Supplied material |
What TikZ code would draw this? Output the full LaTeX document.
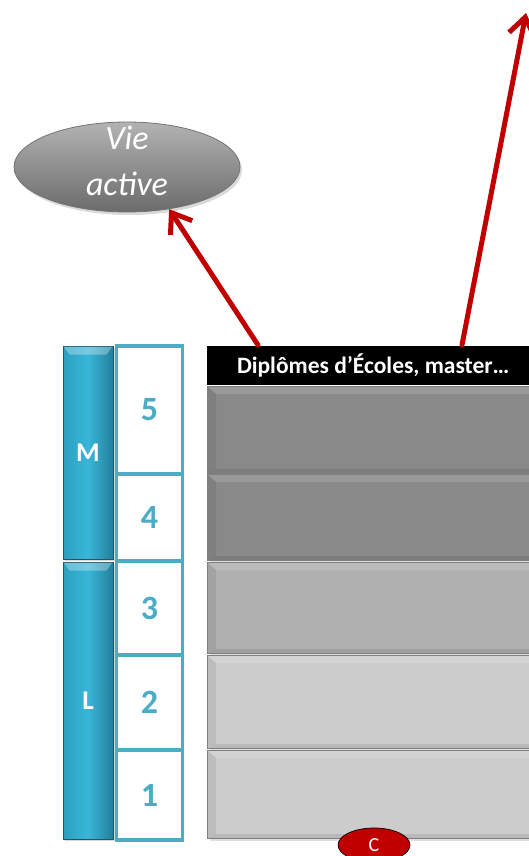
\documentclass[tikz,border=0pt]{standalone}
\usepackage{fontspec}
\setmainfont{Carlito}
\usetikzlibrary{arrows.meta,shapes.geometric,calc,shadows}
\definecolor{redarr}{HTML}{C00000}
\definecolor{accentblue}{HTML}{4BACC6}
\definecolor{bandA}{HTML}{898989}
\definecolor{bandB}{HTML}{B0B0B0}
\definecolor{bandC}{HTML}{CCCCCC}
\definecolor{blueL}{HTML}{2B9FC0}
\definecolor{blueM}{HTML}{3AB6D8}
\definecolor{blueR}{HTML}{237F9C}
\begin{document}
\begin{tikzpicture}[x=1pt,y=-1pt,
  band/.style={anchor=north west, minimum width=332pt, inner sep=0pt,
    draw=black!50, line width=1.2pt,
    drop shadow={opacity=0.25, shadow xshift=2pt, shadow yshift=-2pt}},
  numbox/.style={draw=accentblue, line width=3.5pt, fill=white, minimum width=66pt,
    inner sep=0pt, text=accentblue, font=\bfseries\fontsize{34}{40}\selectfont},
  lmbar/.style={draw=blueR!70!black, line width=0.6pt, minimum width=50pt, inner sep=0pt,
    left color=blueL, right color=blueR, middle color=blueM,
    text=white, font=\bfseries\fontsize{27}{32}\selectfont,
    drop shadow={opacity=0.3, shadow xshift=2pt, shadow yshift=-2pt}},
  arr/.style={draw=redarr, line width=5pt, line cap=round,
    -{Straight Barb[length=18pt,width=26pt,line width=5pt]}}
]
\useasboundingbox (0,0) rectangle (529,856);

% bands
\node[band, fill=bandA, minimum height=87pt] (b5) at (207,386) {};
\node[band, fill=bandA, minimum height=86pt] (b4) at (207,474) {};
\node[band, fill=bandB, minimum height=91pt] (b3) at (207,562) {};
\node[band, fill=bandC, minimum height=93pt] (b2) at (207,655) {};
\node[band, fill=bandC, minimum height=88pt] (b1) at (207,750) {};
\foreach \n in {b5,b4,b3,b2,b1}{
  \fill[white, opacity=0.14] ($(\n.north west)+(1,1)$) -- ($(\n.north east)+(0,1)$)
     -- ($(\n.north east)+(0,8)$) -- ($(\n.north west)+(9,8)$) -- cycle;
  \fill[black, opacity=0.07] ($(\n.north west)+(1,1)$) -- ($(\n.north west)+(9,8)$)
     -- ($(\n.south west)+(9,-5)$) -- ($(\n.south west)+(1,-1)$) -- cycle;
  \fill[black, opacity=0.09] ($(\n.south west)+(1,-1)$) -- ($(\n.south west)+(9,-5)$)
     -- ($(\n.south east)+(0,-5)$) -- ($(\n.south east)+(0,-1)$) -- cycle;
}

% header
\node[anchor=north west, fill=black, minimum width=332pt, minimum height=39pt, inner sep=0pt,
  text=white, font=\bfseries\fontsize{23.5}{26}\selectfont] (hdr) at (207,346) {Diplômes d’Écoles, master…};

% left bars
\node[lmbar, minimum height=213pt] (M) at (88,452.5) {M};
\node[lmbar, minimum height=277pt] (L) at (88,700.5) {L};
\foreach \n in {M,L}{
  \fill[white, opacity=0.3] ($(\n.north west)+(1,1)$) -- ($(\n.north east)+(-1,1)$)
     -- ($(\n.north east)+(-7,9)$) -- ($(\n.north west)+(7,9)$) -- cycle;
}

% numbered boxes
\node[numbox, minimum height=128pt] (n5) at (149.5,410) {5};
\node[numbox, minimum height=87pt] (n4) at (149.5,517.5) {4};
\node[numbox, minimum height=94pt] (n3) at (149.5,608) {3};
\node[numbox, minimum height=95pt] (n2) at (149.5,702.5) {2};
\node[numbox, minimum height=90pt] (n1) at (149.5,795) {1};

% Vie active
\node[ellipse, minimum width=226pt, minimum height=90pt, inner sep=0pt,
  top color=black!30, bottom color=black!58, draw=black!55, line width=0.8pt,
  drop shadow={opacity=0.3, shadow xshift=2pt, shadow yshift=-3pt}] (vie) at (127,167) {};
\node[text=white, align=center, inner sep=0pt, font=\itshape\fontsize{34}{46}\selectfont]
  (vietxt) at ($(vie.center)+(0,-6)$) {Vie\\active};

% C badge
\node[ellipse, minimum width=72pt, minimum height=34pt, inner sep=0pt, fill=redarr, draw=black,
  line width=0.7pt, text=white, font=\fontsize{20}{24}\selectfont] (c) at (374,845) {C};

% arrows
\coordinate (a1s) at (258,345);
\coordinate (a2s) at (462,345);
\coordinate (top) at (526,13);
\draw[arr] (a1s) -- (vie.-45);
\draw[arr] (a2s) -- (top);
\end{tikzpicture}
\end{document}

What you should do | Repeat the material above verbatim, with no pictures in the output.

Problem solution |
What TikZ code would draw this? Output the full LaTeX document.
\documentclass[tikz,border=0pt]{standalone}
\usepackage{fontspec}
\setmainfont{Carlito}
\usetikzlibrary{arrows.meta,shapes.geometric,calc,shadows}
\definecolor{redarr}{HTML}{C00000}
\definecolor{accentblue}{HTML}{4BACC6}
\definecolor{bandA}{HTML}{898989}
\definecolor{bandB}{HTML}{B0B0B0}
\definecolor{bandC}{HTML}{CCCCCC}
\definecolor{blueL}{HTML}{2B9FC0}
\definecolor{blueM}{HTML}{3AB6D8}
\definecolor{blueR}{HTML}{237F9C}
\begin{document}
\begin{tikzpicture}[x=1pt,y=-1pt,
  band/.style={anchor=north west, minimum width=332pt, inner sep=0pt,
    draw=black!50, line width=1.2pt,
    drop shadow={opacity=0.25, shadow xshift=2pt, shadow yshift=-2pt}},
  numbox/.style={draw=accentblue, line width=3.5pt, fill=white, minimum width=66pt,
    inner sep=0pt, text=accentblue, font=\bfseries\fontsize{34}{40}\selectfont},
  lmbar/.style={draw=blueR!70!black, line width=0.6pt, minimum width=50pt, inner sep=0pt,
    left color=blueL, right color=blueR, middle color=blueM,
    text=white, font=\bfseries\fontsize{27}{32}\selectfont,
    drop shadow={opacity=0.3, shadow xshift=2pt, shadow yshift=-2pt}},
  arr/.style={draw=redarr, line width=5pt, line cap=round,
    -{Straight Barb[length=18pt,width=26pt,line width=5pt]}}
]
\useasboundingbox (0,0) rectangle (529,856);

% bands
\node[band, fill=bandA, minimum height=87pt] (b5) at (207,386) {};
\node[band, fill=bandA, minimum height=86pt] (b4) at (207,474) {};
\node[band, fill=bandB, minimum height=91pt] (b3) at (207,562) {};
\node[band, fill=bandC, minimum height=93pt] (b2) at (207,655) {};
\node[band, fill=bandC, minimum height=88pt] (b1) at (207,750) {};
\foreach \n in {b5,b4,b3,b2,b1}{
  \fill[white, opacity=0.14] ($(\n.north west)+(1,1)$) -- ($(\n.north east)+(0,1)$)
     -- ($(\n.north east)+(0,8)$) -- ($(\n.north west)+(9,8)$) -- cycle;
  \fill[black, opacity=0.07] ($(\n.north west)+(1,1)$) -- ($(\n.north west)+(9,8)$)
     -- ($(\n.south west)+(9,-5)$) -- ($(\n.south west)+(1,-1)$) -- cycle;
  \fill[black, opacity=0.09] ($(\n.south west)+(1,-1)$) -- ($(\n.south west)+(9,-5)$)
     -- ($(\n.south east)+(0,-5)$) -- ($(\n.south east)+(0,-1)$) -- cycle;
}

% header
\node[anchor=north west, fill=black, minimum width=332pt, minimum height=39pt, inner sep=0pt,
  text=white, font=\bfseries\fontsize{23.5}{26}\selectfont] (hdr) at (207,346) {Diplômes d’Écoles, master…};

% left bars
\node[lmbar, minimum height=213pt] (M) at (88,452.5) {M};
\node[lmbar, minimum height=277pt] (L) at (88,700.5) {L};
\foreach \n in {M,L}{
  \fill[white, opacity=0.3] ($(\n.north west)+(1,1)$) -- ($(\n.north east)+(-1,1)$)
     -- ($(\n.north east)+(-7,9)$) -- ($(\n.north west)+(7,9)$) -- cycle;
}

% numbered boxes
\node[numbox, minimum height=128pt] (n5) at (149.5,410) {5};
\node[numbox, minimum height=87pt] (n4) at (149.5,517.5) {4};
\node[numbox, minimum height=94pt] (n3) at (149.5,608) {3};
\node[numbox, minimum height=95pt] (n2) at (149.5,702.5) {2};
\node[numbox, minimum height=90pt] (n1) at (149.5,795) {1};

% Vie active
\node[ellipse, minimum width=226pt, minimum height=90pt, inner sep=0pt,
  top color=black!30, bottom color=black!58, draw=black!55, line width=0.8pt,
  drop shadow={opacity=0.3, shadow xshift=2pt, shadow yshift=-3pt}] (vie) at (127,167) {};
\node[text=white, align=center, inner sep=0pt, font=\itshape\fontsize{34}{46}\selectfont]
  (vietxt) at ($(vie.center)+(0,-6)$) {Vie\\active};

% C badge
\node[ellipse, minimum width=72pt, minimum height=34pt, inner sep=0pt, fill=redarr, draw=black,
  line width=0.7pt, text=white, font=\fontsize{20}{24}\selectfont] (c) at (374,845) {C};

% arrows
\coordinate (a1s) at (258,345);
\coordinate (a2s) at (462,345);
\coordinate (top) at (526,13);
\draw[arr] (a1s) -- (vie.-45);
\draw[arr] (a2s) -- (top);
\end{tikzpicture}
\end{document}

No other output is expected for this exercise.